Middlebury, VT—On Tuesday, January 7 the Middlebury College Museum of Art will open an exhibition dedicated to the state’s buildings. Observing Vermont Architecture features some one hundred photographs by Curtis B. Johnson selected to accompany the newly published Buildings of Vermont co-authored by Johnson and Glenn M. Andres. Curated by the authors, the exhibition celebrates an architectural heritage that has made Vermont the only state in the Union to be designated in its entirety as a national treasure by the National Trust for Historic Preservation.

Beyond Vermont’s famously wonderful and evocative meeting houses and barns, its villages, cities, and landscapes present a remarkably intact and comprehensive microcosm of the American building experience from revolutionary times to the present. Major national and regional architects and talented master builders have drawn upon the state’s abundant building materials—wood, stone, brick, marble, slate, and granite—to create structures in high style as well as regional vernaculars. The buildings may be more modest in scale and pretension than those found elsewhere, but they are of no lesser quality, and they and their settings are often better preserved. They represent technical limitations and innovations, and they chronicle social and economic developments. Mainstream or idiosyncratic, they also embody a story of Vermont’s regional values, cultural imagery and local ambitions.

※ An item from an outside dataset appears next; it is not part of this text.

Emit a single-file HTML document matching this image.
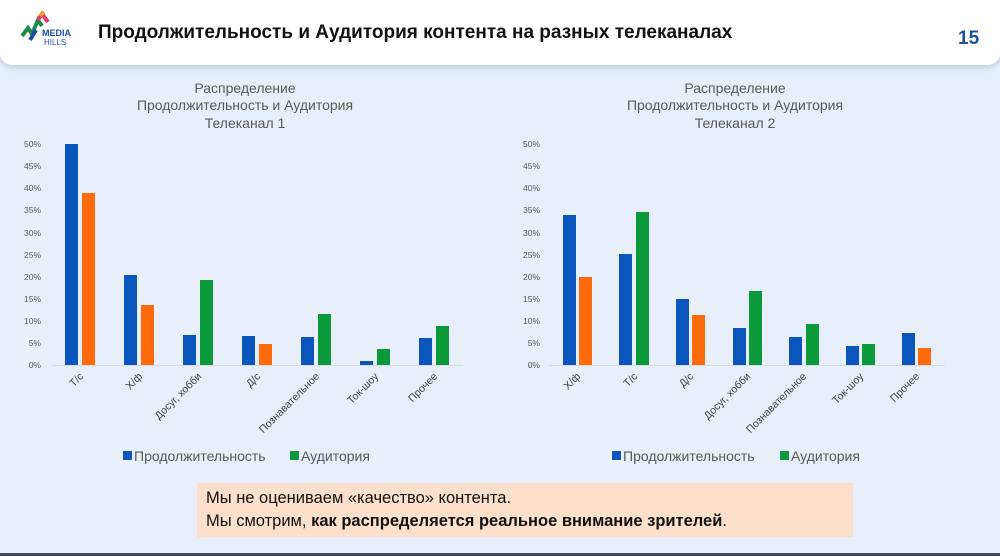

Image copyright, Curtis Johnson
Crossett Library, 1957-59, Pietro Belluschi with Carl Koch and Associates; Sasaki Associates, landscape; North Bennington. Image copyright, Curtis Johnson.

The study from which they have been drawn is part of a national series, The Buildings of the United States, sponsored by the Society of Architectural Historians. Twenty years in the making, it represents a culling of some forty thousand buildings on the State and National Registers to arrive at approximately six hundred and fifty examples that can tell the built story of the state from its earliest days to the present. They have been selected to represent Vermont’s every region, historic period, and genre of building—from the grand to the humble.

Hewett Barn, photo by Curtis Johnson
Hewett Barn, 1859, Justin Bugbee (builder), Pomfret. (Photo: Curtis Johnson)

Glenn M. Andres is professor of history of art and architecture at Middlebury College, a long-time member of the Vermont Advisory Council for Historic Preservation, and author of A Walking History of Middlebury and articles and exhibitions on Vermont builders and buildings.

While a member of the staff of the Vermont Division for Historic Preservation, Curtis B. Johnson edited state-published volumes on the historic architecture of Rutland and Addison Counties. Also a professional photographer, his images for the book provide a close and accurate visual exploration of the design of individual buildings and offer an appreciation of the character and changing moods of these noteworthy structures.